When it comes to the great and transcendent among hand-craft distilled spirits, what goes in rules what comes out. This requires the finest grain, expert growing techniques and passion.
The beauty of making alcoholic spirits is all about nature. Water, Earth and Sun all have a hand in creating the finest raw materials, which in turn produce the unique flavor profiles in our hand-crafted spirits. Dented Brick Distillery takes it one step further. We are committed to purchasing Utah grown, organic, non-GMO raw materials for our spirits. Our master distiller will be enhancing the subtleties of the minerals found in our artesian water as well as combining the essence of the raw materials creating a uniqueness all our own. From the start, we’ve been passionate about crafting absolutely original spirits. As we stood on the front porch of the old brick house, we knew we’d found the right place to build our distillery. Originally built in 1919, the home had character and a colorful history. As demolition began, we pulled the bricks from the old house down by hand and kept them all - even the dented ones. Today, they are part of the new distillery.
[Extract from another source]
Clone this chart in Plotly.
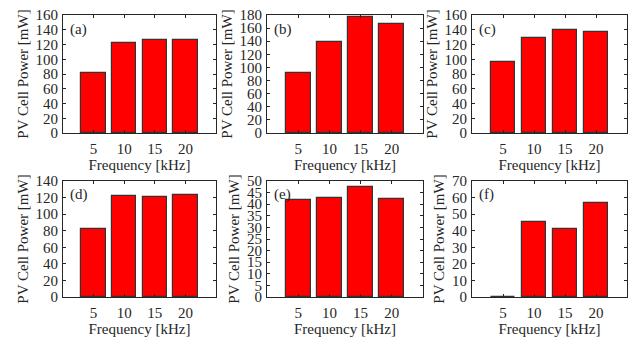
import plotly.graph_objects as go

freq = [5, 10, 15, 20]
power_a = [81, 122, 126, 126.5]
power_b = [91, 139, 176.5, 166]
power_c = [96, 128.5, 139, 137.5]
power_d = [81.5, 121.5, 121, 123]
power_e = [42, 42.6, 47.3, 42.4]
power_f = [0.3, 45, 41, 57]
panels = ["(a)", "(b)", "(c)", "(d)", "(e)", "(f)"]
series = [power_a, power_b, power_c, power_d, power_e, power_f]
ymax = [160, 180, 160, 140, 50, 70]
ystep = [20, 20, 20, 20, 5, 10]

W, H = 639, 338
xpix = [(63, 216), (267, 423), (472, 627)]
ypix = [(15, 133), (181, 297)]

font = dict(family="Liberation Serif, Times New Roman, serif", size=15, color="#262626")

fig = go.Figure()
for i, (lab, vals) in enumerate(zip(panels, series)):
    r, c = divmod(i, 3)
    n = i + 1
    xa = "x" if n == 1 else f"x{n}"
    ya = "y" if n == 1 else f"y{n}"
    fig.add_trace(go.Bar(
        x=freq, y=vals, xaxis=xa, yaxis=ya, width=4,
        marker=dict(color="#ff0000", line=dict(color="#333333", width=1.2)),
        showlegend=False,
    ))
    x0, x1 = xpix[c]
    y0, y1 = ypix[r]
    common = dict(showline=True, linecolor="#262626", linewidth=1, mirror="ticks",
                  ticks="inside", ticklen=3, tickcolor="#262626", showgrid=False,
                  zeroline=False, tickfont=font, automargin=False)
    fig.layout[f"xaxis{'' if n == 1 else n}"] = dict(
        domain=[x0 / W, x1 / W], anchor=ya, range=[0, 25],
        tickvals=freq, ticktext=[str(f) for f in freq], ticklabelstandoff=2,
        title=dict(text="Frequency [kHz]", font=font, standoff=3), **common)
    fig.layout[f"yaxis{'' if n == 1 else n}"] = dict(
        domain=[1 - y1 / H, 1 - y0 / H], anchor=xa, range=[0, ymax[i]],
        dtick=ystep[i], tick0=0, ticklabelstandoff=1,
        title=dict(text="PV Cell Power [mW]", font=font, standoff=3), **common)
    fig.add_annotation(text=lab, xref=f"{xa} domain", yref=f"{ya} domain",
                       x=0.03, y=0.97, xanchor="left", yanchor="top",
                       showarrow=False, font=font)

fig.update_layout(width=W, height=H, margin=dict(l=0, r=0, t=0, b=0),
                  paper_bgcolor="white", plot_bgcolor="white", bargap=0)
fig.write_html("out.html")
What’s more, the 14,000 square foot, state-of-the-art facility straddles the original homesteads’ artesian well, once the prize possession of a pioneer well- driller. The exceptional circumstances of the drilled aquifer was rich enough to turn his competitors green with envy, and still produces the same quality water for our spirits. DBD blends innovative technology with time-tested principles in a historic setting. We produce spirits that start with distiller-selected fine raw materials and artesian water entirely in-house with no shortcuts. Water is one of the most important ingredients to the distillation of spirits. Weaving history and geology with the art of spirits and technology is what makes Dented Brick Distillery a new landmark in the Great Salt Lake Valley.
Antelope Island Rum was our first, and still our most popular offering. It is an original recipe white rum made from organic sugar cane and non-GMO molasses. Antelope Island is in the southern part of the Great Salt Lake. Artifacts discovered there show that the island was occupied by prehistoric people more than 6,000 years ago. Explored by Kit Carson and John C. Fremont in 1845, they named it Antelope Island after the herds of grazing pronghorn. Part of the island has since become a 28,240 acre wildlife refuge for bison, antelope and over 250 species of birds.
Roofraiser Vodka is made from Organic Utah Grown grains. A low temperature and slow fermentation brings out as much flavor and aroma as one can get with Vodka. Roofraiser reminds us of the story of the installation of the Vodka Column and the comedy of errors surrounding the raising of the roof needed to install the stills.
Carl Ethan Akeley Gin is distilled gin infused with botanical oils extracted by our still's gin arm. The oils come from hand selected botanical herbs and juniper berries and are introduced into the alcohol vapor during distillation. Akeley Gin is named for our distillers distant cousin, who was a taxidermist, sculptor, biologist, conservationist, inventor, and nature photographer noted for his contributions to American museums, most notably to the Field Museum of Natural History and the American Museum of Natural History. In 1909 Akeley accompanied Theodore Roosevelt on a year-long expedition in Africa and his efforts from this expedition can still be seen in the Akeley Hall of African Mammals. In 1921, eager to learn about gorillas to determine if killing them for museum dioramas was justified, Akeley led an expedition to the then Belgian Congo. In the process of “collecting” several mountain gorillas, Akeley’s attitude was fundamentally changed and for the remainder of his life he worked for the establishment of a gorilla preserve in the Virungas. In 1925, greatly influenced by Akeley, King Albert I of Belgium established the Albert National Park, (since renamed Virunga National Park). It was Africa's first national park. Opposed to hunting them for sport or trophies, he remained an advocate of collection for scientific and educational purposes. We thought he needed a Gin named after him.